▸ **Short task**
Write out each line that follows exactly as it stands, without the pictures.

▸ **Material**
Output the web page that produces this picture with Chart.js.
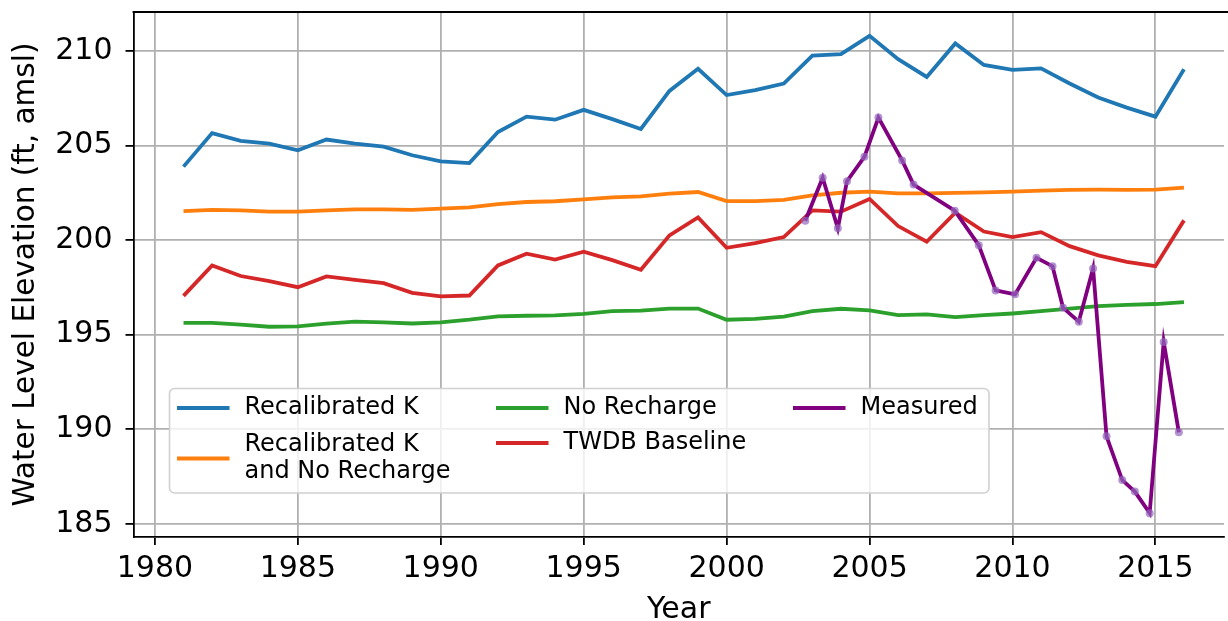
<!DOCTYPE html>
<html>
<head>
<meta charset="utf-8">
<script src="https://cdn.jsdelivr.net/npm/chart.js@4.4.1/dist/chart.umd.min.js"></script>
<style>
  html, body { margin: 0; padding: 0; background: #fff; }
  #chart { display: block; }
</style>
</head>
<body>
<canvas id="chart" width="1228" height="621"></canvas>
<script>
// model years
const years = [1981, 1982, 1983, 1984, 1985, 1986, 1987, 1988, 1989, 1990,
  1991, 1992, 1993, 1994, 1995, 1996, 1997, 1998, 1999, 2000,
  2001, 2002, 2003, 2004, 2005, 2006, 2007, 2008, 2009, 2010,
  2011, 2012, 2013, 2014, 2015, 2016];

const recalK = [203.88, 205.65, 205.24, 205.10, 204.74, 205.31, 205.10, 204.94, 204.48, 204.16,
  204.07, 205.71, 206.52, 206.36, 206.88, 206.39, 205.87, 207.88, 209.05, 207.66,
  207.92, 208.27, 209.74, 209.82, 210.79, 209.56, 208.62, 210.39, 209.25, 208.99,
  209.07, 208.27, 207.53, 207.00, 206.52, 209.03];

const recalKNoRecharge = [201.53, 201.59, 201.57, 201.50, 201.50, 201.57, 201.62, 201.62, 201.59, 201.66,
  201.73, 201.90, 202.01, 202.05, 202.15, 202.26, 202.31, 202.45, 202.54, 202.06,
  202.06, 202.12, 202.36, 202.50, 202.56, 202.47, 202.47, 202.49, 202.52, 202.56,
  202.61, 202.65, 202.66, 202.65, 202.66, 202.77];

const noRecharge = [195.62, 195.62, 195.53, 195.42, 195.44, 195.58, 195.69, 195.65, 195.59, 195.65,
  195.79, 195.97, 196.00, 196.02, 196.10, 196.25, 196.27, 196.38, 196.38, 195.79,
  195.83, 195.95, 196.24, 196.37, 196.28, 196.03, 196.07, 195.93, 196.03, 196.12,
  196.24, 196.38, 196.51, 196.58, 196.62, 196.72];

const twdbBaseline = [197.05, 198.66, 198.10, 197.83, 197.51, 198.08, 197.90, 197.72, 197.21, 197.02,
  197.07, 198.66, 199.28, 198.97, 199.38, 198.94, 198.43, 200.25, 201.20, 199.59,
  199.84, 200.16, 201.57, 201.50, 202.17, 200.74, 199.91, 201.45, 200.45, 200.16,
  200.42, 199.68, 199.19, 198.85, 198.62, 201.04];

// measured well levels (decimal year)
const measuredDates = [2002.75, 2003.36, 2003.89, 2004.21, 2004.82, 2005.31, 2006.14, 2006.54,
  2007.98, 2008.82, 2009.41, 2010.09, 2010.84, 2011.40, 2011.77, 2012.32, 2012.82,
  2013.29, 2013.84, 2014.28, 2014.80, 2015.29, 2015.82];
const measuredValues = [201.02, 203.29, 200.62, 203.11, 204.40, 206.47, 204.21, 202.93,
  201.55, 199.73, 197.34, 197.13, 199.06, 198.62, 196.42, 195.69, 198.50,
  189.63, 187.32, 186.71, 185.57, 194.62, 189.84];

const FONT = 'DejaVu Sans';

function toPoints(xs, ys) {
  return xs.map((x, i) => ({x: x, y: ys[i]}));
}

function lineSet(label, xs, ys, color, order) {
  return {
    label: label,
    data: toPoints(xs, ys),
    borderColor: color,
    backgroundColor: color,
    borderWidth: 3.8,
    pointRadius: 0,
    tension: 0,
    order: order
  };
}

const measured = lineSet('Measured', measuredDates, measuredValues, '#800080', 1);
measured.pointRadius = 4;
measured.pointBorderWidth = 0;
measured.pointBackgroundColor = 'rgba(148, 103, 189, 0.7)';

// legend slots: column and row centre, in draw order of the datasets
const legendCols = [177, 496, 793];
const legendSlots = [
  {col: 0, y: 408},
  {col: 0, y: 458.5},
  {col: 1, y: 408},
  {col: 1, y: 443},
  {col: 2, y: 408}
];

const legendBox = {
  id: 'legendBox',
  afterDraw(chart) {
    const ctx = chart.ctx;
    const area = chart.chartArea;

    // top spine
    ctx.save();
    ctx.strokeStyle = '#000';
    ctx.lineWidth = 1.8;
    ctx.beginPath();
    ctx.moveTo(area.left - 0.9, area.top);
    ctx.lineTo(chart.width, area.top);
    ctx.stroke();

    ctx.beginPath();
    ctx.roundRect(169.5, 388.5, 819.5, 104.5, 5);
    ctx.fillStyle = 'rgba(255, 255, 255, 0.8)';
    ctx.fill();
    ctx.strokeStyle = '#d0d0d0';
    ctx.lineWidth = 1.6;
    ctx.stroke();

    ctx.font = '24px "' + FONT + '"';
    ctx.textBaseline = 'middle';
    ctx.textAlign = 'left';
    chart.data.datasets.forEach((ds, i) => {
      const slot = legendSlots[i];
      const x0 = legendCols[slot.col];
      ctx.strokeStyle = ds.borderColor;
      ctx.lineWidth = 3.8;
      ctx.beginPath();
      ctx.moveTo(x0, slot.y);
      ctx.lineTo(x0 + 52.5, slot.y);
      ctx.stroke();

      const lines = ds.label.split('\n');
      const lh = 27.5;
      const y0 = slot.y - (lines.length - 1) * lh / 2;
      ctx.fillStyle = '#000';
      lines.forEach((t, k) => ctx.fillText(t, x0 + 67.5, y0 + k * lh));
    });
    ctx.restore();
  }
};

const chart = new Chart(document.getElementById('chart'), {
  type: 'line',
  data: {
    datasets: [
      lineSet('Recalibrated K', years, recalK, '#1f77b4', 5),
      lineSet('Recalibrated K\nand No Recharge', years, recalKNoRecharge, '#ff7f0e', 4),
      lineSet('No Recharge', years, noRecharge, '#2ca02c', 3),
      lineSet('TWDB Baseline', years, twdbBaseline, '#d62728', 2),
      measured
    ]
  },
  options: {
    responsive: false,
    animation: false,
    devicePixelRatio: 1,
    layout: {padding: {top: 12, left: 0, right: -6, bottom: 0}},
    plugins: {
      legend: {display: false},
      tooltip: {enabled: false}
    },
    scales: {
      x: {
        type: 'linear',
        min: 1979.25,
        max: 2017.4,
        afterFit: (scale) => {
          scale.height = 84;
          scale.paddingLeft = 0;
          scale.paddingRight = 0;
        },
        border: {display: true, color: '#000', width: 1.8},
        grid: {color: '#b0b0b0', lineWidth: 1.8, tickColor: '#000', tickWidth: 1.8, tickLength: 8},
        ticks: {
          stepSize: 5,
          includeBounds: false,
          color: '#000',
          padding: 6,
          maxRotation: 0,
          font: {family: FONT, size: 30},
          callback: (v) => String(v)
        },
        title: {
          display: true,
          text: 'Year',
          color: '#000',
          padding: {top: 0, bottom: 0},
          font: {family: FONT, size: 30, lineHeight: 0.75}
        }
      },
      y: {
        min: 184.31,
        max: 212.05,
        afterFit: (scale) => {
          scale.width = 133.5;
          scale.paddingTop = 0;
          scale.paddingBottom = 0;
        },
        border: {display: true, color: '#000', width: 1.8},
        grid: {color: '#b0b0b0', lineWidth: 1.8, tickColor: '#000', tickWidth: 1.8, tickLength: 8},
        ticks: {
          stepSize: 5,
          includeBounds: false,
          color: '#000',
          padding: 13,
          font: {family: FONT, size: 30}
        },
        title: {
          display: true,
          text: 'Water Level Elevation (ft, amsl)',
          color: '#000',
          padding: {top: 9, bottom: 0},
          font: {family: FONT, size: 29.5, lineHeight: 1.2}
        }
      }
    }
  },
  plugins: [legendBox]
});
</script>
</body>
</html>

▸ **Correct result**
Output the web page that produces this picture with Chart.js.
<!DOCTYPE html>
<html>
<head>
<meta charset="utf-8">
<script src="https://cdn.jsdelivr.net/npm/chart.js@4.4.1/dist/chart.umd.min.js"></script>
<style>
  html, body { margin: 0; padding: 0; background: #fff; }
  #chart { display: block; }
</style>
</head>
<body>
<canvas id="chart" width="1228" height="621"></canvas>
<script>
// model years
const years = [1981, 1982, 1983, 1984, 1985, 1986, 1987, 1988, 1989, 1990,
  1991, 1992, 1993, 1994, 1995, 1996, 1997, 1998, 1999, 2000,
  2001, 2002, 2003, 2004, 2005, 2006, 2007, 2008, 2009, 2010,
  2011, 2012, 2013, 2014, 2015, 2016];

const recalK = [203.88, 205.65, 205.24, 205.10, 204.74, 205.31, 205.10, 204.94, 204.48, 204.16,
  204.07, 205.71, 206.52, 206.36, 206.88, 206.39, 205.87, 207.88, 209.05, 207.66,
  207.92, 208.27, 209.74, 209.82, 210.79, 209.56, 208.62, 210.39, 209.25, 208.99,
  209.07, 208.27, 207.53, 207.00, 206.52, 209.03];

const recalKNoRecharge = [201.53, 201.59, 201.57, 201.50, 201.50, 201.57, 201.62, 201.62, 201.59, 201.66,
  201.73, 201.90, 202.01, 202.05, 202.15, 202.26, 202.31, 202.45, 202.54, 202.06,
  202.06, 202.12, 202.36, 202.50, 202.56, 202.47, 202.47, 202.49, 202.52, 202.56,
  202.61, 202.65, 202.66, 202.65, 202.66, 202.77];

const noRecharge = [195.62, 195.62, 195.53, 195.42, 195.44, 195.58, 195.69, 195.65, 195.59, 195.65,
  195.79, 195.97, 196.00, 196.02, 196.10, 196.25, 196.27, 196.38, 196.38, 195.79,
  195.83, 195.95, 196.24, 196.37, 196.28, 196.03, 196.07, 195.93, 196.03, 196.12,
  196.24, 196.38, 196.51, 196.58, 196.62, 196.72];

const twdbBaseline = [197.05, 198.66, 198.10, 197.83, 197.51, 198.08, 197.90, 197.72, 197.21, 197.02,
  197.07, 198.66, 199.28, 198.97, 199.38, 198.94, 198.43, 200.25, 201.20, 199.59,
  199.84, 200.16, 201.57, 201.50, 202.17, 200.74, 199.91, 201.45, 200.45, 200.16,
  200.42, 199.68, 199.19, 198.85, 198.62, 201.04];

// measured well levels (decimal year)
const measuredDates = [2002.75, 2003.36, 2003.89, 2004.21, 2004.82, 2005.31, 2006.14, 2006.54,
  2007.98, 2008.82, 2009.41, 2010.09, 2010.84, 2011.40, 2011.77, 2012.32, 2012.82,
  2013.29, 2013.84, 2014.28, 2014.80, 2015.29, 2015.82];
const measuredValues = [201.02, 203.29, 200.62, 203.11, 204.40, 206.47, 204.21, 202.93,
  201.55, 199.73, 197.34, 197.13, 199.06, 198.62, 196.42, 195.69, 198.50,
  189.63, 187.32, 186.71, 185.57, 194.62, 189.84];

const FONT = 'DejaVu Sans';

function toPoints(xs, ys) {
  return xs.map((x, i) => ({x: x, y: ys[i]}));
}

function lineSet(label, xs, ys, color, order) {
  return {
    label: label,
    data: toPoints(xs, ys),
    borderColor: color,
    backgroundColor: color,
    borderWidth: 3.8,
    pointRadius: 0,
    tension: 0,
    order: order
  };
}

const measured = lineSet('Measured', measuredDates, measuredValues, '#800080', 1);
measured.pointRadius = 4;
measured.pointBorderWidth = 0;
measured.pointBackgroundColor = 'rgba(148, 103, 189, 0.7)';

// legend slots: column and row centre, in draw order of the datasets
const legendCols = [177, 496, 793];
const legendSlots = [
  {col: 0, y: 408},
  {col: 0, y: 458.5},
  {col: 1, y: 408},
  {col: 1, y: 443},
  {col: 2, y: 408}
];

const legendBox = {
  id: 'legendBox',
  afterDraw(chart) {
    const ctx = chart.ctx;
    const area = chart.chartArea;

    // top spine
    ctx.save();
    ctx.strokeStyle = '#000';
    ctx.lineWidth = 1.8;
    ctx.beginPath();
    ctx.moveTo(area.left - 0.9, area.top);
    ctx.lineTo(chart.width, area.top);
    ctx.stroke();

    ctx.beginPath();
    ctx.roundRect(169.5, 388.5, 819.5, 104.5, 5);
    ctx.fillStyle = 'rgba(255, 255, 255, 0.8)';
    ctx.fill();
    ctx.strokeStyle = '#d0d0d0';
    ctx.lineWidth = 1.6;
    ctx.stroke();

    ctx.font = '24px "' + FONT + '"';
    ctx.textBaseline = 'middle';
    ctx.textAlign = 'left';
    chart.data.datasets.forEach((ds, i) => {
      const slot = legendSlots[i];
      const x0 = legendCols[slot.col];
      ctx.strokeStyle = ds.borderColor;
      ctx.lineWidth = 3.8;
      ctx.beginPath();
      ctx.moveTo(x0, slot.y);
      ctx.lineTo(x0 + 52.5, slot.y);
      ctx.stroke();

      const lines = ds.label.split('\n');
      const lh = 27.5;
      const y0 = slot.y - (lines.length - 1) * lh / 2;
      ctx.fillStyle = '#000';
      lines.forEach((t, k) => ctx.fillText(t, x0 + 67.5, y0 + k * lh));
    });
    ctx.restore();
  }
};

const chart = new Chart(document.getElementById('chart'), {
  type: 'line',
  data: {
    datasets: [
      lineSet('Recalibrated K', years, recalK, '#1f77b4', 5),
      lineSet('Recalibrated K\nand No Recharge', years, recalKNoRecharge, '#ff7f0e', 4),
      lineSet('No Recharge', years, noRecharge, '#2ca02c', 3),
      lineSet('TWDB Baseline', years, twdbBaseline, '#d62728', 2),
      measured
    ]
  },
  options: {
    responsive: false,
    animation: false,
    devicePixelRatio: 1,
    layout: {padding: {top: 12, left: 0, right: -6, bottom: 0}},
    plugins: {
      legend: {display: false},
      tooltip: {enabled: false}
    },
    scales: {
      x: {
        type: 'linear',
        min: 1979.25,
        max: 2017.4,
        afterFit: (scale) => {
          scale.height = 84;
          scale.paddingLeft = 0;
          scale.paddingRight = 0;
        },
        border: {display: true, color: '#000', width: 1.8},
        grid: {color: '#b0b0b0', lineWidth: 1.8, tickColor: '#000', tickWidth: 1.8, tickLength: 8},
        ticks: {
          stepSize: 5,
          includeBounds: false,
          color: '#000',
          padding: 6,
          maxRotation: 0,
          font: {family: FONT, size: 30},
          callback: (v) => String(v)
        },
        title: {
          display: true,
          text: 'Year',
          color: '#000',
          padding: {top: 0, bottom: 0},
          font: {family: FONT, size: 30, lineHeight: 0.75}
        }
      },
      y: {
        min: 184.31,
        max: 212.05,
        afterFit: (scale) => {
          scale.width = 133.5;
          scale.paddingTop = 0;
          scale.paddingBottom = 0;
        },
        border: {display: true, color: '#000', width: 1.8},
        grid: {color: '#b0b0b0', lineWidth: 1.8, tickColor: '#000', tickWidth: 1.8, tickLength: 8},
        ticks: {
          stepSize: 5,
          includeBounds: false,
          color: '#000',
          padding: 13,
          font: {family: FONT, size: 30}
        },
        title: {
          display: true,
          text: 'Water Level Elevation (ft, amsl)',
          color: '#000',
          padding: {top: 9, bottom: 0},
          font: {family: FONT, size: 29.5, lineHeight: 1.2}
        }
      }
    }
  },
  plugins: [legendBox]
});
</script>
</body>
</html>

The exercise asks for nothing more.